[TASK OBJECTIVE]
Omit the images, then output each of the records below exactly.
======== GIVEN DATA
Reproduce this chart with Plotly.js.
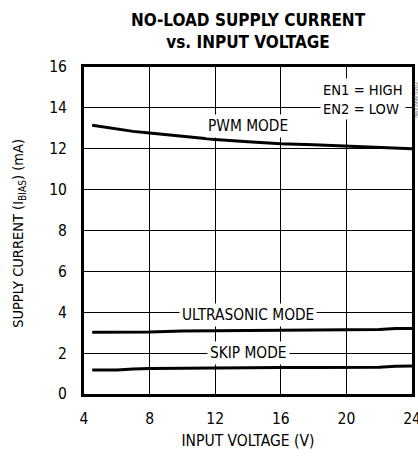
<!DOCTYPE html>
<html>
<head>
<meta charset="utf-8">
<script src="https://cdn.plot.ly/plotly-3.0.1.min.js"></script>
<style>html,body{margin:0;padding:0;background:#fff;}#chart{width:418px;height:458px;}</style>
</head>
<body>
<div id="chart"></div>
<script>
// Input voltage (V)
const inputVoltage = [4.5, 6, 7, 8, 10, 12, 14, 16, 18, 20, 22, 23, 24];
// Supply current (mA)
const pwmMode = [13.15, 12.95, 12.85, 12.77, 12.6, 12.45, 12.34, 12.25, 12.2, 12.13, 12.06, 12.02, 12.0];
const ultrasonicMode = [3.02, 3.02, 3.02, 3.03, 3.08, 3.1, 3.1, 3.12, 3.13, 3.14, 3.15, 3.2, 3.2];
const skipMode = [1.18, 1.18, 1.22, 1.25, 1.26, 1.28, 1.29, 1.3, 1.3, 1.3, 1.31, 1.36, 1.37];
const xTicks = [4, 8, 12, 16, 20, 24];
const yTicks = [0, 2, 4, 6, 8, 10, 12, 14, 16];

const FONT = '"DejaVu Sans Condensed", "Liberation Sans Narrow", sans-serif';
const lineStyle = {color: '#000', width: 3};

const traces = [
  {x: inputVoltage, y: pwmMode, name: 'PWM MODE', mode: 'lines', line: lineStyle},
  {x: inputVoltage, y: ultrasonicMode, name: 'ULTRASONIC MODE', mode: 'lines', line: lineStyle},
  {x: inputVoltage, y: skipMode, name: 'SKIP MODE', mode: 'lines', line: lineStyle}
];

const labelFont = {family: FONT, size: 15.3, color: '#000'};
const layout = {
  width: 418, height: 458,
  margin: {l: 84, r: 6, t: 67, b: 64},
  paper_bgcolor: '#fff', plot_bgcolor: '#fff',
  showlegend: false,
  font: {family: FONT, color: '#000'},
  title: {
    text: '<b>NO-LOAD SUPPLY CURRENT<br>vs. INPUT VOLTAGE</b>',
    font: {family: FONT, size: 17, color: '#000'},
    x: 0.5, xref: 'paper', xanchor: 'center',
    y: 0.943, yref: 'container', yanchor: 'top'
  },
  xaxis: {
    range: [4, 24], tickvals: xTicks, ticktext: xTicks.map(String),
    showgrid: true, gridcolor: '#000', gridwidth: 1, zeroline: false,
    showline: true, mirror: true, linecolor: '#000', linewidth: 3,
    ticks: '', ticklabelstandoff: 8, ticklabeloverflow: 'allow',
    tickfont: {family: FONT, size: 15.5, color: '#000'},
    title: {text: 'INPUT VOLTAGE (V)', font: {family: FONT, size: 15.5, color: '#000'}, standoff: 9}
  },
  yaxis: {
    range: [0, 16], tickvals: yTicks, ticktext: yTicks.map(String),
    showgrid: true, gridcolor: '#000', gridwidth: 1, zeroline: false,
    showline: true, mirror: true, linecolor: '#000', linewidth: 3,
    ticks: '', ticklabelstandoff: 11,
    tickfont: {family: FONT, size: 15.5, color: '#000'}
  },
  annotations: [
    {x: 14, y: 13.1, text: 'PWM MODE', showarrow: false, bgcolor: '#fff', borderpad: 2, font: labelFont},
    {x: 14, y: 3.88, text: 'ULTRASONIC MODE', showarrow: false, bgcolor: '#fff', borderpad: 2, font: labelFont},
    {x: 14, y: 1.99, text: 'SKIP MODE', showarrow: false, bgcolor: '#fff', borderpad: 2, font: labelFont},
    {x: 18.4, y: 14.42, xanchor: 'left', align: 'left', text: 'EN1 = HIGH<br>EN2 = LOW', showarrow: false, bgcolor: '#fff', borderpad: 2,
     font: {family: FONT, size: 14.6, color: '#000'}},
    {xref: 'paper', yref: 'paper', x: -0.198, y: 0.49, xanchor: 'center', yanchor: 'middle', textangle: -90, showarrow: false,
     text: 'SUPPLY CURRENT (I<sub>BIAS</sub>) (mA)', font: {family: FONT, size: 14.5, color: '#000'}},
    {xref: 'paper', yref: 'paper', x: 1.012, y: 0.9, xanchor: 'center', yanchor: 'middle', textangle: -90, showarrow: false,
     text: 'MAX1999 toc02', font: {family: FONT, size: 5, color: '#666'}}
  ]
};

Plotly.newPlot('chart', traces, layout, {staticPlot: true, displayModeBar: false});
</script>
</body>
</html>
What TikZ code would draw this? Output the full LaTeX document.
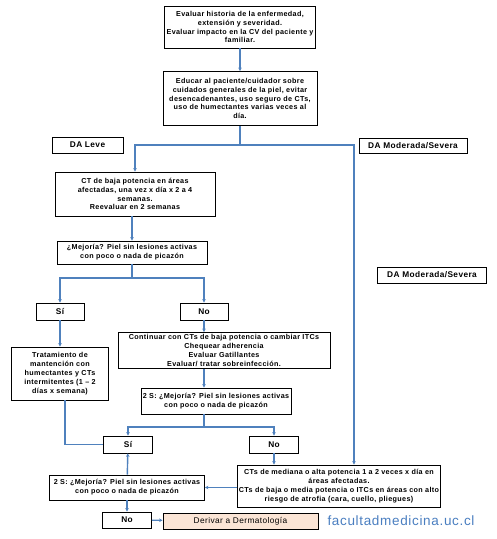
================
[THE REPLY]
Reproduce this chart with Plotly.js.
<!DOCTYPE html>
<html>
<head>
<meta charset="utf-8">
<script src="https://cdn.plot.ly/plotly-3.0.1.min.js"></script>
<style>html,body{margin:0;padding:0;background:#fff;}#chart{width:418px;height:458px;}</style>
</head>
<body>
<div id="chart"></div>
<script>
// Input voltage (V)
const inputVoltage = [4.5, 6, 7, 8, 10, 12, 14, 16, 18, 20, 22, 23, 24];
// Supply current (mA)
const pwmMode = [13.15, 12.95, 12.85, 12.77, 12.6, 12.45, 12.34, 12.25, 12.2, 12.13, 12.06, 12.02, 12.0];
const ultrasonicMode = [3.02, 3.02, 3.02, 3.03, 3.08, 3.1, 3.1, 3.12, 3.13, 3.14, 3.15, 3.2, 3.2];
const skipMode = [1.18, 1.18, 1.22, 1.25, 1.26, 1.28, 1.29, 1.3, 1.3, 1.3, 1.31, 1.36, 1.37];
const xTicks = [4, 8, 12, 16, 20, 24];
const yTicks = [0, 2, 4, 6, 8, 10, 12, 14, 16];

const FONT = '"DejaVu Sans Condensed", "Liberation Sans Narrow", sans-serif';
const lineStyle = {color: '#000', width: 3};

const traces = [
  {x: inputVoltage, y: pwmMode, name: 'PWM MODE', mode: 'lines', line: lineStyle},
  {x: inputVoltage, y: ultrasonicMode, name: 'ULTRASONIC MODE', mode: 'lines', line: lineStyle},
  {x: inputVoltage, y: skipMode, name: 'SKIP MODE', mode: 'lines', line: lineStyle}
];

const labelFont = {family: FONT, size: 15.3, color: '#000'};
const layout = {
  width: 418, height: 458,
  margin: {l: 84, r: 6, t: 67, b: 64},
  paper_bgcolor: '#fff', plot_bgcolor: '#fff',
  showlegend: false,
  font: {family: FONT, color: '#000'},
  title: {
    text: '<b>NO-LOAD SUPPLY CURRENT<br>vs. INPUT VOLTAGE</b>',
    font: {family: FONT, size: 17, color: '#000'},
    x: 0.5, xref: 'paper', xanchor: 'center',
    y: 0.943, yref: 'container', yanchor: 'top'
  },
  xaxis: {
    range: [4, 24], tickvals: xTicks, ticktext: xTicks.map(String),
    showgrid: true, gridcolor: '#000', gridwidth: 1, zeroline: false,
    showline: true, mirror: true, linecolor: '#000', linewidth: 3,
    ticks: '', ticklabelstandoff: 8, ticklabeloverflow: 'allow',
    tickfont: {family: FONT, size: 15.5, color: '#000'},
    title: {text: 'INPUT VOLTAGE (V)', font: {family: FONT, size: 15.5, color: '#000'}, standoff: 9}
  },
  yaxis: {
    range: [0, 16], tickvals: yTicks, ticktext: yTicks.map(String),
    showgrid: true, gridcolor: '#000', gridwidth: 1, zeroline: false,
    showline: true, mirror: true, linecolor: '#000', linewidth: 3,
    ticks: '', ticklabelstandoff: 11,
    tickfont: {family: FONT, size: 15.5, color: '#000'}
  },
  annotations: [
    {x: 14, y: 13.1, text: 'PWM MODE', showarrow: false, bgcolor: '#fff', borderpad: 2, font: labelFont},
    {x: 14, y: 3.88, text: 'ULTRASONIC MODE', showarrow: false, bgcolor: '#fff', borderpad: 2, font: labelFont},
    {x: 14, y: 1.99, text: 'SKIP MODE', showarrow: false, bgcolor: '#fff', borderpad: 2, font: labelFont},
    {x: 18.4, y: 14.42, xanchor: 'left', align: 'left', text: 'EN1 = HIGH<br>EN2 = LOW', showarrow: false, bgcolor: '#fff', borderpad: 2,
     font: {family: FONT, size: 14.6, color: '#000'}},
    {xref: 'paper', yref: 'paper', x: -0.198, y: 0.49, xanchor: 'center', yanchor: 'middle', textangle: -90, showarrow: false,
     text: 'SUPPLY CURRENT (I<sub>BIAS</sub>) (mA)', font: {family: FONT, size: 14.5, color: '#000'}},
    {xref: 'paper', yref: 'paper', x: 1.012, y: 0.9, xanchor: 'center', yanchor: 'middle', textangle: -90, showarrow: false,
     text: 'MAX1999 toc02', font: {family: FONT, size: 5, color: '#666'}}
  ]
};

Plotly.newPlot('chart', traces, layout, {staticPlot: true, displayModeBar: false});
</script>
</body>
</html>
What TikZ code would draw this? Output the full LaTeX document.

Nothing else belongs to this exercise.